剣山は標高1955mと四国で二番目に高い山で日本百名山に指定されている。

登山時間は3時間20分と少し長かったが、一ノ森(標高1879m)から西島駅までのルートが意外に手強く、思いのほか、時間がかかってしまった。

でも剣山自体は登山口がそれなりに高いところにあり、累積標高差も600に満たないこともあり、登りやすいと思った。
一ノ森を入れなければ子供のハイキングコースにも使えると思う。

それにしてもいい眺めだ。


剣山の名前の由来は安徳天皇がこの山に草薙剣を奉納した伝説に由来する。

なんでも、屋島の戦いに破れた平家の平教経が安徳天皇を連れてこの山に隠れ、再起を願ったという平家伝説があるらしい。

それだけ霊験あらたかな山であり、修験道のメッカでもあるとのこと。

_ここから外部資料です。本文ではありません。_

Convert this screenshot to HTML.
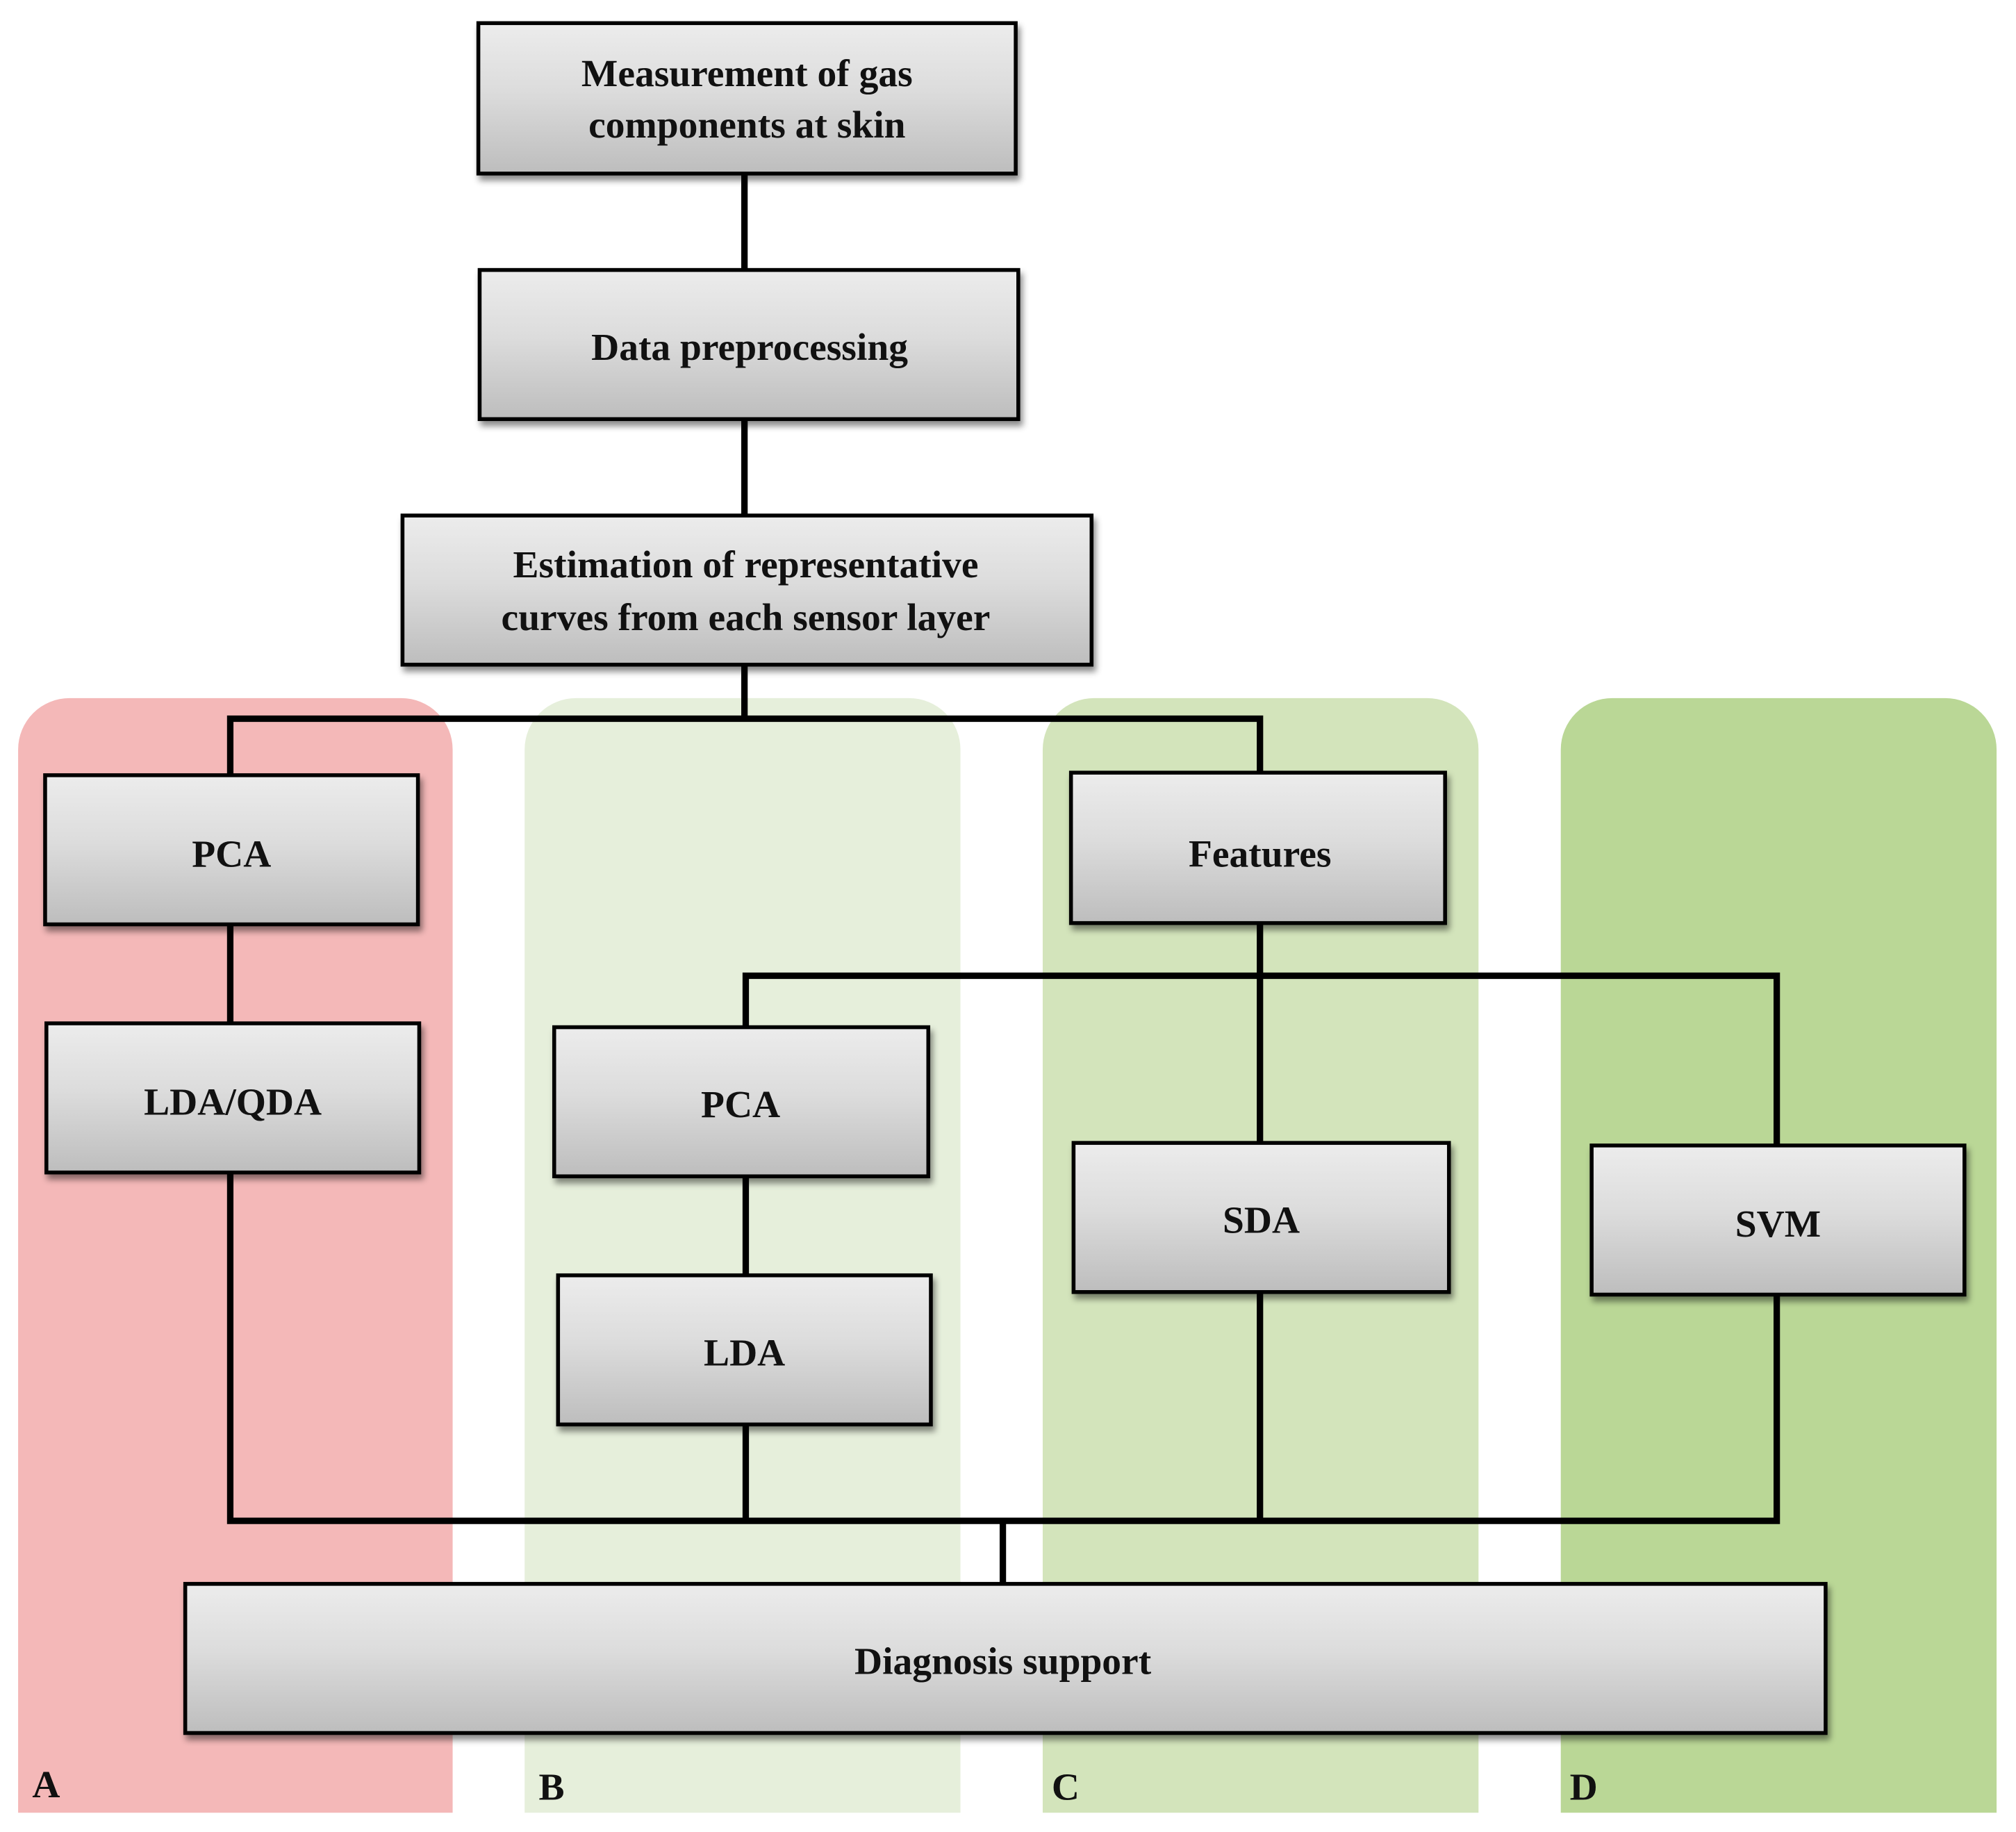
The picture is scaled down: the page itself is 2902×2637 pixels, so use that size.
<!DOCTYPE html>
<html><head><meta charset="utf-8"><style>
html,body{margin:0;padding:0;background:#fff;}
svg{display:block;}
text{font-family:"Liberation Serif",serif;font-weight:bold;fill:#111;}
</style></head><body>
<svg width="2902" height="2637" viewBox="0 0 1568 1425" xmlns="http://www.w3.org/2000/svg">
<defs>
<linearGradient id="g" x1="0" y1="0" x2="0" y2="1">
<stop offset="0" stop-color="#ececec"/><stop offset="0.45" stop-color="#dcdcdc"/><stop offset="1" stop-color="#bdbdbd"/>
</linearGradient>
<filter id="s" x="-10%" y="-10%" width="130%" height="140%"><feDropShadow dx="2" dy="4" stdDeviation="2.5" flood-color="#000" flood-opacity="0.45"/></filter>
</defs>
<rect width="1568" height="1425" fill="#fff"/>
<path d="M14,583 a40,40 0 0 1 40,-40 h258 a40,40 0 0 1 40,40 V1410 H14Z" fill="#f4b8b8"/>
<path d="M408,583 a40,40 0 0 1 40,-40 h259 a40,40 0 0 1 40,40 V1410 H408Z" fill="#e6efdb"/>
<path d="M811,583 a40,40 0 0 1 40,-40 h259 a40,40 0 0 1 40,40 V1410 H811Z" fill="#d3e4bb"/>
<path d="M1214,583 a40,40 0 0 1 40,-40 h259 a40,40 0 0 1 40,40 V1410 H1214Z" fill="#bad796"/>
<g stroke="#000" stroke-width="5" fill="none">
<path d="M579,135V210M579,326V401M579,517V559M179,603V559H980V601"/>
<path d="M179,719V796M980,718V889M580,799V759H1382V891M580,915V992"/>
<path d="M179,912V1183H1382V1007M580,1108V1183M980,1005V1183M780,1183V1232"/>
</g>
<g fill="url(#g)" stroke="#000" stroke-width="3" filter="url(#s)">
<rect x="372" y="18" width="418" height="117"/>
<rect x="373" y="210" width="419" height="116"/>
<rect x="313" y="401" width="536" height="116"/>
<rect x="35" y="603" width="290" height="116"/>
<rect x="36" y="796" width="290" height="116"/>
<rect x="833" y="601" width="291" height="117"/>
<rect x="431" y="799" width="291" height="116"/>
<rect x="434" y="992" width="290" height="116"/>
<rect x="835" y="889" width="292" height="116"/>
<rect x="1238" y="891" width="290" height="116"/>
<rect x="144" y="1232" width="1276" height="116"/>
</g>
<g font-size="30" text-anchor="middle">
<text x="581" y="67">Measurement of gas</text>
<text x="581" y="107">components at skin</text>
<text x="583" y="280">Data preprocessing</text>
<text x="580" y="449">Estimation of representative</text>
<text x="580" y="490">curves from each sensor layer</text>
<text x="180" y="674">PCA</text>
<text x="181" y="867">LDA/QDA</text>
<text x="980" y="674">Features</text>
<text x="576" y="869">PCA</text>
<text x="579" y="1062">LDA</text>
<text x="981" y="959">SDA</text>
<text x="1383" y="962">SVM</text>
<text x="780" y="1302">Diagnosis support</text>
</g>
<g font-size="30">
<text x="25" y="1398">A</text>
<text x="419" y="1400">B</text>
<text x="818" y="1400">C</text>
<text x="1221" y="1400">D</text>
</g>
</svg>
</body></html>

しかし、この付近の山々の迫力には圧倒される。

この前の大台ヶ原のある奥吉野でも感じたのだが、山には人間が作る街とは対極にある自然の塊みたいなものだから、どこか、得体の知れない存在感がある。

なので山を目の前にすると、恐れと敬意が入り混じった不思議な思いに囚われる。
それと同時にいかに人間がちっぽけな存在かを感じさせられる。
そんなものは科学や論理でよって征服する対象にすぎないという西洋的価値観は傲慢にさえ思える。


そういう意味では自分は日本人なんだなあと改めて思った。

でも科学の力もすごいと思う。

だって前日行こうと決めてスマホで短時間で十分な量を情報収集して車で明石海峡大橋と大鳴門橋を経由して四国の山奥まで行き、夕方には明石に戻り、夜梅田で友人達と一杯やれているんだから。

昼間、四国の山奥で自然に囲まれている自分が夜には梅田の街で飲んでいる。
少し考えるとなんともへんな感じだ。それだけ休日をフル活用して多くのことを体感できていると素直に評価すべきか、損なわれるものもあると思うべきか…。

要は使い方なんだろうなあと思う。

あくまで日常や仕事をよくするための科学技術。

Googleマップやヤマップもあくまでの目的地に迷う事なく行ったり、遭難を防ぐために使う手段であって、目的じゃない。

それを写真をみて分かった気になりだしたら危険だと思う。

だってそれは本当の意味でわかることにはならないから。

仕事にしても、理屈によるシミュレーションでは簡単でも実際に行うのは難しい場合も多いだろう。言葉だけでなくやってはじめて分かる事柄も多い。

そのへんをこれからも大切にしたい。